Quem acompanhou o julgamento deve estar se perguntando com que ânimo o juiz levantará da cama todos os dias para exercer seu ofício, ainda que em outra área. Talvez o Dr. Orlando ainda seja um sonhador, que acredita possível fazer Justiça de outra forma, atuando na Vara que trata do crime organizado. Não se sabe por que o juiz recolheu-se ao silêncio, sabedor de que qualquer palavra dita no calor da emoção poderá ser usada contra ele.
A tragédia da boate Kiss é um desses casos em que tudo parece fora de ordem. De volta ao começo, todos os erros que podiam ter sido cometidos em um empreendimento dessa natureza o foram. Um velho depósito de bebidas adaptado para virar casa noturna abriu as portas e tornou-se ponto de encontro dos jovens de Santa Maria.
Sem isolamento acústico adequado, o barulho incomodava a vizinhança, que pedia socorro à Brigada Militar, ao Ministério Público. E então chegou o dia em que, para não ferir os ouvidos dos moradores do entorno, os proprietários revestiram o interior da boate com uma espuma assassina, mas isso só se saberia naquela noite de janeiro. O baile precisava continuar. Com superlotação, com um brete que transformava a casa numa arapuca, com extintores vencidos, sem saídas de emergência.
No empurra-empurra das culpas, a irresponsabilidade foi passando de mão em mão e só quatro civis e quatro bombeiros militares viraram réus. Os bombeiros foram condenados, mas nem começaram a cumprir pena. Os quatro civis foram condenados no júri anulado. No meio do caminho, pais que clamavam por Justiça e apontavam outros eventuais culpados foram processados. Não faltou nem quem perguntasse por que não impediram seus filhos, mesmo maiores de idade, de sair naquela noite para se divertir na boate que todos imaginavam segura.

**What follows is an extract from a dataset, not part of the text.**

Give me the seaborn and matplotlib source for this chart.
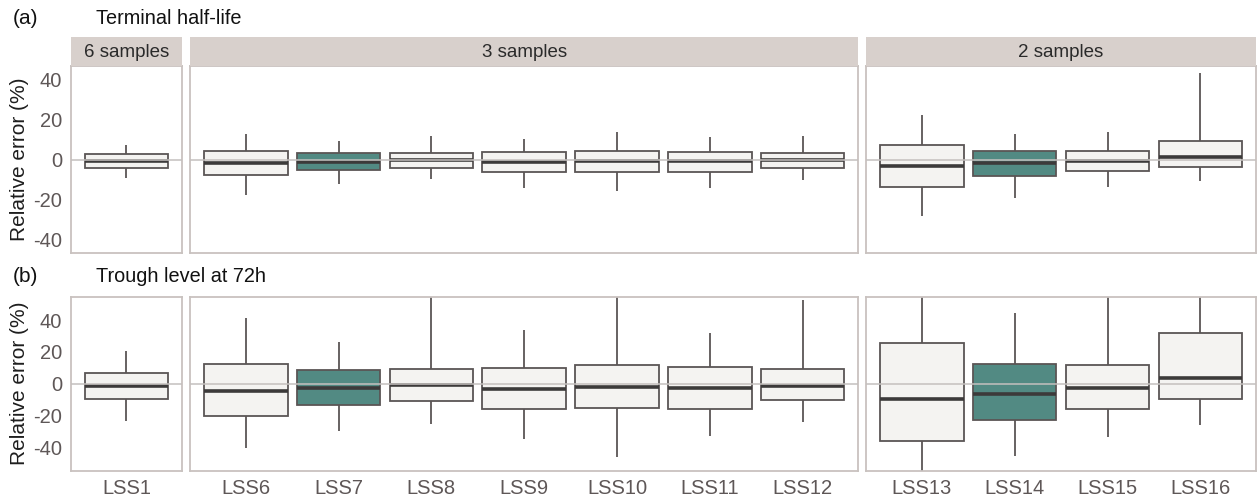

Os competentes advogados dos réus conseguiram a anulação do primeiro júri e talvez venham conseguir do próximo, do próximo e do próximo se seus clientes forem condenados. Porque o Direito não é uma ciência exata. É fácil condenar o responsável pela morte de uma pessoa ou de um animal silvestre. De 242 é mais complicado, porque a fumaça ofusca a visão, o tempo dilui as culpas e voltam as perguntas andando em círculos. Por que só quatro condenados? Por que tão poucos denunciados? Por que isso? Por que aquilo? Por quê? Por quê?